Editorial | When Monarch called on Kingston
Kingston's happenstance hosting on Tuesday of the cruise ship Monarch of the Seas unintentionally accomplished two separate, yet related, important feats.
One is that it went a long way towards dismantling the psychological barrier to embracing the capital as a cruise ship port and, more broadly, as a tourism destination. Second, as if we didn't already understand this, it highlighted the value of good road infrastructure to the national economy, including the tourism sector.
Monarch of the Seas, owned by the Spanish company Pulmantur, which arrived from Cartagena, Colombia, only came to Kingston because it couldn't be accommodated elsewhere in Jamaica. Originally, it should have sailed to Montego Bay, but the berths there were full. So, too, were the piers at the two other cruise ship piers - Ocho Rios and Falmouth.
In the end, the ship's owners, with their nearly 3,000 passengers, were persuaded to give Kingston a chance, thus causing it to become the first cruise vessel to dock in the capital for three years and one of very few in recent decades. Indeed, Kingston has been the victim of its reputation as a hard, gritty place with high levels of crime. This didn't matter too much on Tuesday.
First, Monarch of the Seas, a mega ship, was hosted at the Kingston Wharves, a commercial port, rather than the Victoria Pier, on the waterfront, where smaller vessels used to dock. Perchance it was needed. This enclosed berth made it easier to manage security. Some tourists were bussed from the port to shops and attractions in the capital.
The experiment appears to have gone well and is one, in the view of the chargÈ d'affaires of Spanish embassy in Jamaica, Carmen Rives Ruiz-Tapiador, which should be repeated and expanded.

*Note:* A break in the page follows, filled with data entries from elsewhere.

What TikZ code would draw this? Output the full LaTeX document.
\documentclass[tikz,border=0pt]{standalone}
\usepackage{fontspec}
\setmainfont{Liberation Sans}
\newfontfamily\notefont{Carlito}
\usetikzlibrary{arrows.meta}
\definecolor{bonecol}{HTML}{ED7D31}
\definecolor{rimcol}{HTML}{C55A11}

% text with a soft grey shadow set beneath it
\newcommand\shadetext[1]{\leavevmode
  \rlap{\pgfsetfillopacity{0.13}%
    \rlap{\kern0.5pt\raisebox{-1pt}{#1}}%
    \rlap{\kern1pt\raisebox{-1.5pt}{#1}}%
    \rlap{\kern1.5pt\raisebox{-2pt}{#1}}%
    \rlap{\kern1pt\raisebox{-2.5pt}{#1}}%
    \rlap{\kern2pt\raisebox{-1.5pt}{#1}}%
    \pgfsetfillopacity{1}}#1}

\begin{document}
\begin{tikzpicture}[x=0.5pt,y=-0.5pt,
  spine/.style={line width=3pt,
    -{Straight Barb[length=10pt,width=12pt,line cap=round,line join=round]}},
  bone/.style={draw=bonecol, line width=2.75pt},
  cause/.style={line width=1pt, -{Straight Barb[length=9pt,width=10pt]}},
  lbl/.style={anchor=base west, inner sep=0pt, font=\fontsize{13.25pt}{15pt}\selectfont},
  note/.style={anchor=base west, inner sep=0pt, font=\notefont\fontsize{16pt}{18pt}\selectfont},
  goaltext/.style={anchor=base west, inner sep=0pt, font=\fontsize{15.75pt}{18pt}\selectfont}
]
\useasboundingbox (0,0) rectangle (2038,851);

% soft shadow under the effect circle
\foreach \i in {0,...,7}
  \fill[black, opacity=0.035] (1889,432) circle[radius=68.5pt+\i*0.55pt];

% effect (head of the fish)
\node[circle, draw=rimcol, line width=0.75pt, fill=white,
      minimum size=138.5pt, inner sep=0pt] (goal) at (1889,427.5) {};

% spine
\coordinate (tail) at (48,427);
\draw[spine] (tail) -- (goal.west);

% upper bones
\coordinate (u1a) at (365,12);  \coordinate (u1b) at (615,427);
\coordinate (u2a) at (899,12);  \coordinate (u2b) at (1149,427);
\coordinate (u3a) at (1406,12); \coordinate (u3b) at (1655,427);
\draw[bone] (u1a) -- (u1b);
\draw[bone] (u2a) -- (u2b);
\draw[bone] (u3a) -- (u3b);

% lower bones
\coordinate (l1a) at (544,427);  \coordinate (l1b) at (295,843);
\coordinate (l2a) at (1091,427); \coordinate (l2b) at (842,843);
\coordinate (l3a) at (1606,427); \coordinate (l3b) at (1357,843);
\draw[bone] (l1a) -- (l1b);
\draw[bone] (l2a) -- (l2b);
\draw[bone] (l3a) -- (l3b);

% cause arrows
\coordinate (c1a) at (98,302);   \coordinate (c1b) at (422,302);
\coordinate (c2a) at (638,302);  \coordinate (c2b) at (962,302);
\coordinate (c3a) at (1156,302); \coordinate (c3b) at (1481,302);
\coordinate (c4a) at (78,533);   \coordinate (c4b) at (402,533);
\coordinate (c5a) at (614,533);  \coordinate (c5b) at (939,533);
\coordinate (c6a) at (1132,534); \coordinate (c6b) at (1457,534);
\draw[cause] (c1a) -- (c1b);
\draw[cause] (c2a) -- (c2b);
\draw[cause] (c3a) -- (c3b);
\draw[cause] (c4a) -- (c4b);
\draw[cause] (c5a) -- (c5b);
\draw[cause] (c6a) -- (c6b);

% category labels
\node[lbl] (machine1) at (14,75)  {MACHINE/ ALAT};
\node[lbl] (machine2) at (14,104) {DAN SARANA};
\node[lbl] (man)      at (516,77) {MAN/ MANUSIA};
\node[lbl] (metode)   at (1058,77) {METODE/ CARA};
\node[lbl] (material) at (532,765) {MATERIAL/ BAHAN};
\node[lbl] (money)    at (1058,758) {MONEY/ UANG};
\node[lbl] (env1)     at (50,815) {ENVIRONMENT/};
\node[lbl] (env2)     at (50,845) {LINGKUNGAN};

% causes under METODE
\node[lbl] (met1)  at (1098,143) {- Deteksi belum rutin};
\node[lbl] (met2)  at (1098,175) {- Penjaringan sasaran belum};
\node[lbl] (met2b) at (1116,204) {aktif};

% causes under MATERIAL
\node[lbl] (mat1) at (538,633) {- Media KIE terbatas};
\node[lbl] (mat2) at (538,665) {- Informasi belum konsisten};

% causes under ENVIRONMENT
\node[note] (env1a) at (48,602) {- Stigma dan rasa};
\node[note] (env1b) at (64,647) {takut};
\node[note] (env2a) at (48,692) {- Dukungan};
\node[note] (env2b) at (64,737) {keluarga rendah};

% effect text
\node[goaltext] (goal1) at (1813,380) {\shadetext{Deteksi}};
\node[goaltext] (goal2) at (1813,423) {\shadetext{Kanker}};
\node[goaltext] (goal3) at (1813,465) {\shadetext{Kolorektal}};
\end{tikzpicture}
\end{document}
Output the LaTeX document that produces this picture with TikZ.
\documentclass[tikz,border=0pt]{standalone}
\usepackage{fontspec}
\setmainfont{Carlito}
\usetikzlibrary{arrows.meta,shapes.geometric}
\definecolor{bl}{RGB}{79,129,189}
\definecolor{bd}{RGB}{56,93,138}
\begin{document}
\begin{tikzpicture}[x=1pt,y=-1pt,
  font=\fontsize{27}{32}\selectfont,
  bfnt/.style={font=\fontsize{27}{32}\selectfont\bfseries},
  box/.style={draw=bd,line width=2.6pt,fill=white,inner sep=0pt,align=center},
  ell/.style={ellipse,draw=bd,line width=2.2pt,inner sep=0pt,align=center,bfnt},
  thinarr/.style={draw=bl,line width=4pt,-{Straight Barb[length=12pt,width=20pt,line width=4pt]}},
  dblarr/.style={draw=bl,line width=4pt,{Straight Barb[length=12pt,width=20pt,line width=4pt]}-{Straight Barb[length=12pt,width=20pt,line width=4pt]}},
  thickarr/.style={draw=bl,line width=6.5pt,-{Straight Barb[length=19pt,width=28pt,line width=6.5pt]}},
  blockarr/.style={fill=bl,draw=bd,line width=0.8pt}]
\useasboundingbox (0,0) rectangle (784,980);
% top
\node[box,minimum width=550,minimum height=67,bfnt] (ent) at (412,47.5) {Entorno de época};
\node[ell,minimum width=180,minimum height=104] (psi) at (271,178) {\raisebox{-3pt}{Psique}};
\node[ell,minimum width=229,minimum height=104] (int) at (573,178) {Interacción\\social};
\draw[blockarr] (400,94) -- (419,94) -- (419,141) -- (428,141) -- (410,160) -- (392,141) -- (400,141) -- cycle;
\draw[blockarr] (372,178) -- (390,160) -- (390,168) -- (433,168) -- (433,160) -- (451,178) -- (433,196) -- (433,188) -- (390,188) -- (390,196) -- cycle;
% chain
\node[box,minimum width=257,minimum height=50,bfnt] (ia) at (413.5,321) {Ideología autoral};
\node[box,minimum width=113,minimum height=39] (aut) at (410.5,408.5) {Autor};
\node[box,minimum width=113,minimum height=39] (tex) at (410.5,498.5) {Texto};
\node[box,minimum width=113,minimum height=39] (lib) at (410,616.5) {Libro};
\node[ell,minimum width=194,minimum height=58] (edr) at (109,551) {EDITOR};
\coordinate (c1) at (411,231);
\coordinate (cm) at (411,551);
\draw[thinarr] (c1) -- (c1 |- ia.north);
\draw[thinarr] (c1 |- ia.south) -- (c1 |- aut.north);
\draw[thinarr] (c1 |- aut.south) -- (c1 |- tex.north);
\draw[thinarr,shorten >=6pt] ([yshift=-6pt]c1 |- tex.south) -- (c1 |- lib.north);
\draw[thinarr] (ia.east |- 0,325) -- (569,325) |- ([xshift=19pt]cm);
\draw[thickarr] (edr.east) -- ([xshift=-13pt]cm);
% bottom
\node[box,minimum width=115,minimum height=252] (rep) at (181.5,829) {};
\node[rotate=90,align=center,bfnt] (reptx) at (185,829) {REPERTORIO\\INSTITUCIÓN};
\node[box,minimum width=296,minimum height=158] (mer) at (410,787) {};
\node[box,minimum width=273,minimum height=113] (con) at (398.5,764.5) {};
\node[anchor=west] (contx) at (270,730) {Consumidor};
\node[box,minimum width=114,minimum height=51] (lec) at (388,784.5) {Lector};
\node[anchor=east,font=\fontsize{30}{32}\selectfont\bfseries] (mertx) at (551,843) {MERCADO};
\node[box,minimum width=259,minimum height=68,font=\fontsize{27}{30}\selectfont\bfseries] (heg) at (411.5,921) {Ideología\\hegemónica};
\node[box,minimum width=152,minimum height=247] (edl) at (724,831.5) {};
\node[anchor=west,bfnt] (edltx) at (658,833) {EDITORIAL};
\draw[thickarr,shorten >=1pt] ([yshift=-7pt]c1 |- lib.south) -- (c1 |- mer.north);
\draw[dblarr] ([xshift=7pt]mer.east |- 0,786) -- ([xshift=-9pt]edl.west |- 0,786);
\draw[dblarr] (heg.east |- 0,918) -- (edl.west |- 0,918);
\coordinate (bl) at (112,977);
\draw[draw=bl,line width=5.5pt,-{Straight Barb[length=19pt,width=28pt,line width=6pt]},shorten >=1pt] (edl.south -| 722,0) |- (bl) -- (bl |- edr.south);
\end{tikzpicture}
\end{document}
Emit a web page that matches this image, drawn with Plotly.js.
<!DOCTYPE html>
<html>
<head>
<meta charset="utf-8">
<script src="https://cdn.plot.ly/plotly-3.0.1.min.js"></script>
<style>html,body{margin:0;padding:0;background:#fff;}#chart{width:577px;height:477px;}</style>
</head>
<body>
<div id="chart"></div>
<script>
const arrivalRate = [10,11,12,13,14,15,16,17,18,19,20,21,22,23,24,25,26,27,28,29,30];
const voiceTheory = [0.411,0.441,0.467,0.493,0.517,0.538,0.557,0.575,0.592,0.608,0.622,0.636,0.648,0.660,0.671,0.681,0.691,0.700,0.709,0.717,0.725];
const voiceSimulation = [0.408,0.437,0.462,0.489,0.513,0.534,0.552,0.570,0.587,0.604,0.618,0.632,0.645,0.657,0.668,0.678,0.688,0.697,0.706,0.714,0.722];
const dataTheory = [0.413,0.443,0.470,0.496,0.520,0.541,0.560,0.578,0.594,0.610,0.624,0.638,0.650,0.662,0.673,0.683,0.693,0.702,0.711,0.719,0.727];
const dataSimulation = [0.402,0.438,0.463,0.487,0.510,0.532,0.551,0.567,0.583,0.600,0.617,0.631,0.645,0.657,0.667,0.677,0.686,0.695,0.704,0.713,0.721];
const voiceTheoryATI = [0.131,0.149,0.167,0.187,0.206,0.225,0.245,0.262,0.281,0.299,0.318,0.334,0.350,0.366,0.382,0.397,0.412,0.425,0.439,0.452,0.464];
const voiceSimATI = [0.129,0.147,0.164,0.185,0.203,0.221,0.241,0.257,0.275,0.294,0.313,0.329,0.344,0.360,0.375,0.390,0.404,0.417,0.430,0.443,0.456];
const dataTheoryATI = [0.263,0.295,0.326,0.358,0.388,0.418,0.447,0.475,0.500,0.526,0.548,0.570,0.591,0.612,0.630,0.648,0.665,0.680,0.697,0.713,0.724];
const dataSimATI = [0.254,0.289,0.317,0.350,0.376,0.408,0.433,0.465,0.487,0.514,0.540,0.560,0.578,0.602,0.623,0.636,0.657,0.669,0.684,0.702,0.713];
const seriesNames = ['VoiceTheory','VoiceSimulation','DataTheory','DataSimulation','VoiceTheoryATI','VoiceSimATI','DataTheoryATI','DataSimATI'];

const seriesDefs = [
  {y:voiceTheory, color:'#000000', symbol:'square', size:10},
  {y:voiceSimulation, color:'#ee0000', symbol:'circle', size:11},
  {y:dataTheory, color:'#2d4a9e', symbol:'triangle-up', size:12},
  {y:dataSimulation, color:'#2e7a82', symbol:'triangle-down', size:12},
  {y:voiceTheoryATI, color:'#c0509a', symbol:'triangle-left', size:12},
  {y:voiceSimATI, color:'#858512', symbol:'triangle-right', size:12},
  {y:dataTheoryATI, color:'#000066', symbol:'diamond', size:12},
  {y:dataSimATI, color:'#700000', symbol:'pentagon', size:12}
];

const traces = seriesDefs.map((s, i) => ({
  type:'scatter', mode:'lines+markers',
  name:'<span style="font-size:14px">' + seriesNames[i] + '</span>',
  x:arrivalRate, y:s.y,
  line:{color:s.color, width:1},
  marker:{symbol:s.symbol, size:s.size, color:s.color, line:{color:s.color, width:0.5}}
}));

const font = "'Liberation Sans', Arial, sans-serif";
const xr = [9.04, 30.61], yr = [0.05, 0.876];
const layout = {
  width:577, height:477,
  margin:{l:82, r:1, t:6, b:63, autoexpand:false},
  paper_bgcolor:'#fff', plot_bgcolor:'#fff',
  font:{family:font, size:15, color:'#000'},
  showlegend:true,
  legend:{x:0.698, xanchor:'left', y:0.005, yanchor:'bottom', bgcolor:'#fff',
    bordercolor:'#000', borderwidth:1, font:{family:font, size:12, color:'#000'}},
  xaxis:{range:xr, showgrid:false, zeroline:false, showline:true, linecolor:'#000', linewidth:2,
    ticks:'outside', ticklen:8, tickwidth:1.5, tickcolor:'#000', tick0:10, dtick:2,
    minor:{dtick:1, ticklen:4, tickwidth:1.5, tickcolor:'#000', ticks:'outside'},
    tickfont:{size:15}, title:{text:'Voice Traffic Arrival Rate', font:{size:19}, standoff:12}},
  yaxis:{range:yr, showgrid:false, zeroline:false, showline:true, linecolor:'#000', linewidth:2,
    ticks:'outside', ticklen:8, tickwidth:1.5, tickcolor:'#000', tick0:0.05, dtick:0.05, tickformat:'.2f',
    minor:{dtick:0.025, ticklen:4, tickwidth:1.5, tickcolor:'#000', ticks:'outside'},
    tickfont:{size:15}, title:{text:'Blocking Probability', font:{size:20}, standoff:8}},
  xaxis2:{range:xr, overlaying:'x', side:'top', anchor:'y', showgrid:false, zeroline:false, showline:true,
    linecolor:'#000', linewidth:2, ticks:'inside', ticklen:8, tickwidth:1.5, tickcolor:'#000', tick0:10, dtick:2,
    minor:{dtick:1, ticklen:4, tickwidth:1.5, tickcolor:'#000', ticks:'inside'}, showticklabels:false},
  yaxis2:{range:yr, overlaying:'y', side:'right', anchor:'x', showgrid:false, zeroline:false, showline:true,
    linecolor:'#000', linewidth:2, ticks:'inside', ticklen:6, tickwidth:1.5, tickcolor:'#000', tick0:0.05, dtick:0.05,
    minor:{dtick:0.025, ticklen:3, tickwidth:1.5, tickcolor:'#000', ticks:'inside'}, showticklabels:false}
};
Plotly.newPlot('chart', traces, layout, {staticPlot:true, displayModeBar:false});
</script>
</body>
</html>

Having cycled around the capital over the past year, she said: "I truly believe that Kingston has a lot to offer to the world. Jamaica has something amazing that I don't find (elsewhere)."
The security concerns, however, are real. In addressing them, the primary concern must be the safety and well-being of the people who live here. An economically strong Jamaica, to which all sectors, including tourism, contribute, is important to delivering safety and security to all citizens and residents.
Nonetheless, providing special short-term support in Kingston on cruise ship days would, perforce, be delivering the same service to all people in those areas of the capital where the effort is concentrated. Moreover, the value of the economics would be national.
The second point from Monarch of the Seas' docking in Kingston is that those of its passengers who had prebooked visits to attractions on the island's north coast didn't have to miss them. What made the difference was the 67.2 kilometre North-South Highway, owned by the Chinese company, China Harbour Engineering Company and formally opened this year.
Prior to this route, reaching Ocho Rios, a tourist town on the north shore, from Kingston in the south, was a gruelling, two-and-half-hour drive, along a dangerous gorge and, at times, treacherous mountain routes and across a narrow, single-vehicle bridge that formed an important link between Jamaica's two most important economic regions. That journey now takes 45 minutes.
That is not only a case for cruise shipping in Kingston, but of the worth of good infrastructure.